6) C3 Éditions : Pourriez-vous nous expliquer le processus créatif aboutissant à l’œuvre récompensée ? 

4J Rolph : Il s’agit de trois textes dans un seul livre : Cœur, Miroir, Fragile. Ces trois textes ont tous été écrits dans un contexte différent. Quand je suis arrivé en Guyane, j’avais perdu une partie de mon essence. De ce qui fait de moi cette grande gueule que j’ai toujours été. C’est ainsi que j’ai écrit Miroir. Je fais le pari de me regarder avec du recul et de regarder les autres. Ces autres mal nés, réfugiés, jugés. Quoi de mieux qu’un miroir pour se contempler ?

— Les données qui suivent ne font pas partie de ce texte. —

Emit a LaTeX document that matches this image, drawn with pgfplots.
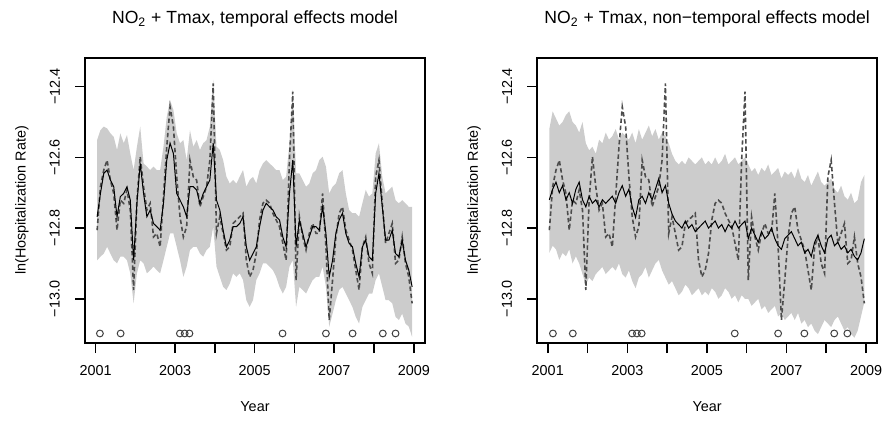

J’ai écrit Cœur par ce qu’il me fallait dire au monde cet amour qui me tue. Et fragile ? le dernier coté de moi-même. Le côté le plus discret et le plus adorable. J’ai commencé Fragile avec la mort de la poétesse Jessica Nazaire. Puis s’enchainent la mort du camarade Chedlet Guilloux, l’assassinat de mon ami Tchad qui n’a pas eu le temps d’écrire sur André Gide et Anne Sherca Florvil qui est morte en écrivant un livre sur le mal caduc. Tous ces êtres perdus m’étouffent, m’écrasent, me ramènent à l’insoutenable fragilité de l’être.